The categories of cases where the court will exercise the discretion to award costs on an indemnity basis are not closed.
Here the defendants argue that the discretion should be exercised because:
(a)There was no basis for the application; it was entirely misconceived because the defendant was within time because the latest and sixth version of the statement of claim was filed and served 22 April 2024;
(b)In July last year Kelly J expressly declined to direct a defence.
The fact that, in a supervised case, the time required by the rules has not yet expired, hardly qualifies this case as ‘special or unusual’ in the sense discussed by Sheppard J in Colgate-Palmolive Co v Cussons Pty Ltd.
And large volumes of water have passed under the bridge since the argument before Kelly J in July.
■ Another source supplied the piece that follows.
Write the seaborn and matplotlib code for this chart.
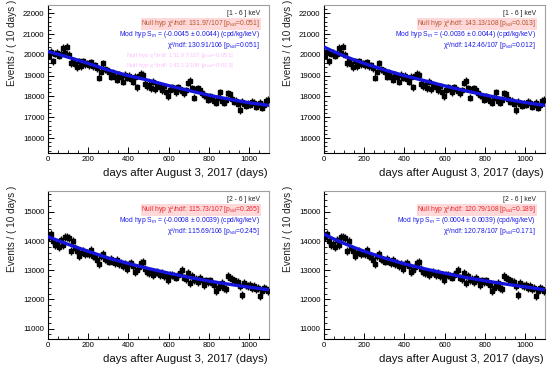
import numpy as np
import pandas as pd
import matplotlib
matplotlib.use("Agg")
import matplotlib.pyplot as plt
from matplotlib.ticker import MultipleLocator
import seaborn as sns

sns.set_theme(style="white")
plt.rcParams['font.family'] = ['Liberation Sans', 'DejaVu Sans']
plt.rcParams['mathtext.fontset'] = 'custom'
plt.rcParams['mathtext.rm'] = 'Liberation Sans'
plt.rcParams['mathtext.it'] = 'Liberation Sans:italic'

# ---------------- data ----------------
bin_centers = np.arange(5, 1100, 10)   # 10-day bins

counts_1_6 = [
    19950, 20150, 19700, 20050, 20100, 19950, 20050, 20350, 20100, 20400,
    20000, 19600, 19750, 19550, 19400, 19700, 19450, 19700, 19550, 19600,
    19500, 19650, 19450, 19500, 19350, 18900, 19200, 19600, 19300, 19250,
    19200, 18950, 19150, 18950, 18800, 19050, 18950, 18700, 19050, 18900,
    19000, 18850, 18700, 18950, 18450, 19000, 19100, 19050, 18600, 18500,
    18550, 18400, 18700, 18350, 18550, 18450, 18300, 18500, 18200, 18000,
    18300, 18450, 18350, 18200, 18450, 18350, 18250, 18150, 18300, 18650,
    18750, 18400, 17950, 18350, 18400, 18300, 18150, 18050, 18000, 17850,
    18000, 17900, 17800, 17700, 17950, 18200, 17800, 17700, 17850, 18150,
    18100, 17900, 17750, 17800, 17650, 17350, 17750, 17650, 17550, 17650,
    17600, 17750, 17700, 17500, 17600, 17700, 17450, 17600, 17800, 17850,
]
err_1_6 = 170

counts_2_6 = [
    14150, 14250, 14000, 13850, 13900, 13800, 14050, 13850, 14150, 14150,
    14100, 13650, 14000, 13750, 13650, 13500, 13600, 13650, 13550, 13600,
    13550, 13700, 13500, 13450, 13350, 13200, 13500, 13550, 13400, 13350,
    13300, 13400, 13300, 13250, 13350, 13200, 13250, 13150, 13200, 13050,
    13200, 13250, 13150, 12950, 13000, 13100, 13250, 13300, 13050, 12950,
    12900, 12950, 12850, 12900, 12950, 12850, 12900, 12800, 12850, 12650,
    12850, 12850, 12800, 12750, 12850, 12900, 13000, 12750, 12700, 12900,
    12550, 12800, 12650, 12700, 12600, 12750, 12650, 12500, 12650, 12600,
    12650, 12550, 12500, 12300, 12400, 12450, 12550, 12400, 12350, 12800,
    12750, 12700, 12650, 12600, 12600, 12450, 12150, 12550, 12500, 12450,
    12500, 12400, 12450, 12350, 12400, 12100, 12300, 12400, 12350, 12300,
]
err_2_6 = 135

fit_days = [0, 50, 100, 150, 200, 300, 400, 500, 600, 700, 800, 900, 1000, 1100]
fit_tl = [20160, 20030, 19890, 19740, 19590, 19270, 19000, 18780, 18520, 18290, 18060, 17870, 17700, 17570]
fit_tr = [20380, 20150, 19950, 19760, 19590, 19280, 19000, 18760, 18510, 18280, 18070, 17880, 17710, 17570]
fit_bl = [14150, 14020, 13890, 13770, 13650, 13420, 13230, 13060, 12900, 12760, 12630, 12520, 12420, 12330]
fit_br = [14240, 14070, 13920, 13780, 13650, 13420, 13220, 13050, 12900, 12760, 12640, 12530, 12430, 12330]

energy_labels = ["[1 - 6 ] keV", "[1 - 6 ] keV", "[2 - 6 ] keV", "[2 - 6 ] keV"]
null_texts = [
    r"Null hyp χ²/ndf: 131.97/107 [p$_{val}$=0.051]",
    r"Null hyp χ²/ndf: 143.13/108 [p$_{val}$=0.013]",
    r"Null hyp χ²/ndf: 115.73/107 [p$_{val}$=0.265]",
    r"Null hyp χ²/ndf: 120.79/108 [p$_{val}$=0.189]",
]
mod_texts = [
    r"Mod hyp S$_m$ = (-0.0045 ± 0.0044) (cpd/kg/keV)",
    r"Mod hyp S$_m$ = (-0.0036 ± 0.0044) (cpd/kg/keV)",
    r"Mod hyp S$_m$ = (-0.0008 ± 0.0039) (cpd/kg/keV)",
    r"Mod hyp S$_m$ = (0.0004 ± 0.0039) (cpd/kg/keV)",
]
chi_texts = [
    r"χ²/ndf: 130.91/106 [p$_{val}$=0.051]",
    r"χ²/ndf: 142.46/107 [p$_{val}$=0.012]",
    r"χ²/ndf: 115.69/106 [p$_{val}$=0.245]",
    r"χ²/ndf: 120.78/107 [p$_{val}$=0.171]",
]

x_label = "days after August 3, 2017 (days)"
y_label = "Events / ( 10 days )"

# ---------------- figure ----------------
W, H = 550, 372
fig = plt.figure(figsize=(W / 100, H / 100), dpi=100)

def frac_rect(x0, y0, x1, y1):
    return [x0 / W, 1 - y1 / H, (x1 - x0) / W, (y1 - y0) / H]

rects = [frac_rect(48, 5, 269, 153), frac_rect(324, 5, 545, 153),
         frac_rect(48, 191, 269, 339), frac_rect(324, 191, 545, 339)]
datasets = [counts_1_6, counts_1_6, counts_2_6, counts_2_6]
errs = [err_1_6, err_1_6, err_2_6, err_2_6]
fits = [fit_tl, fit_tr, fit_bl, fit_br]
ylims = [(15280, 22400), (15280, 22400), (10640, 15720), (10640, 15720)]
yticks = [np.arange(16000, 22001, 1000), np.arange(16000, 22001, 1000),
          np.arange(11000, 15001, 1000), np.arange(11000, 15001, 1000)]
null_colors = ['#b4552d', '#b4552d', '#e8252d', '#e8252d']
FS = 4.9

for i in range(4):
    ax = fig.add_axes(rects[i])
    df = pd.DataFrame({"day": bin_centers, "events": datasets[i]})
    ax.errorbar(df["day"], df["events"], yerr=errs[i], xerr=5, fmt='s',
                color='black', ms=2.6, elinewidth=1.0, capsize=0, zorder=3)
    fdf = pd.DataFrame({"day": fit_days, "fit": fits[i]})
    sns.lineplot(data=fdf, x="day", y="fit", ax=ax, color='#1414dc',
                 lw=2.4, zorder=4, sort=False, estimator=None)
    ax.set_xlim(0, 1100)
    ax.set_ylim(*ylims[i])
    ax.set_xlabel("")
    ax.set_ylabel("")
    ax.set_xticks(np.arange(0, 1001, 200))
    ax.set_yticks(yticks[i])
    ax.xaxis.set_minor_locator(MultipleLocator(50))
    ax.yaxis.set_minor_locator(MultipleLocator(200))
    ax.tick_params(which='both', direction='in', left=True, bottom=True,
                   top=False, right=False, labelsize=5.6, colors='black', pad=2.5)
    ax.tick_params(which='major', length=4, width=0.7)
    ax.tick_params(which='minor', length=2, width=0.6)
    for s in ['left', 'bottom']:
        ax.spines[s].set_color('black')
        ax.spines[s].set_linewidth(0.8)
    for s in ['top', 'right']:
        ax.spines[s].set_color('#a0a0a0')
        ax.spines[s].set_linewidth(0.8)

    ax.text(-0.163, 1.035, y_label, transform=ax.transAxes, rotation=90,
            ha='center', va='top', fontsize=7.2, color='#222222')
    ax.text(0.995, -0.135, x_label, transform=ax.transAxes, ha='right',
            va='center', fontsize=8.2, color='#111111')

    # annotations
    xr = 0.96
    ax.text(xr, 0.945, energy_labels[i], transform=ax.transAxes, ha='right',
            va='center', fontsize=FS, color='#222222', zorder=6)
    ax.text(xr, 0.874, null_texts[i], transform=ax.transAxes, ha='right',
            va='center', fontsize=FS, color=null_colors[i], zorder=6,
            bbox=dict(boxstyle='square,pad=0.08', fc='#ffd9d9', ec='none'))
    ax.text(xr, 0.801, mod_texts[i], transform=ax.transAxes, ha='right',
            va='center', fontsize=FS, color='#1a1ae6', zorder=6)
    ax.text(xr, 0.728, chi_texts[i], transform=ax.transAxes, ha='right',
            va='center', fontsize=FS, color='#1a1ae6', zorder=6)

    if i == 0:
        # faint ghost overlay visible in the reference
        ax.text(0.84, 0.66, null_texts[0], transform=ax.transAxes, ha='right',
                va='center', fontsize=4.4, color='#ff66ff', alpha=0.4, zorder=5)
        ax.text(0.84, 0.595, null_texts[1], transform=ax.transAxes, ha='right',
                va='center', fontsize=4.4, color='#ff66ff', alpha=0.4, zorder=5)

fig.savefig("out.png", dpi=100)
Certainly, it is not obviously unreasonable for a party to require his opponent’s pleading even whilst his own pleading is under attack. Here, though, the decisive fact is that the attack on Mr Quach’s pleading goes to the heart of the case. That means that the continuation of the pleadings and the other interlocutory steps lacks utility until the success of the attack is known.
For those reasons, whilst the submissions have some force as a reason for giving the defendants an award of costs on the standard basis, I am not satisfied that the case falls within the categories of case that Sheppard J described as ‘special or unusual’.
Incidentally, one factor I considered was whether it was worth reserving the decision on the costs of this application until the fate of Mr Quach’s statement of claim was known. On balance, though, the parties having fought the issue now,[7] it is appropriate to determine their entitlement to costs now.
[7]Neither party sought an order that the costs be reserved.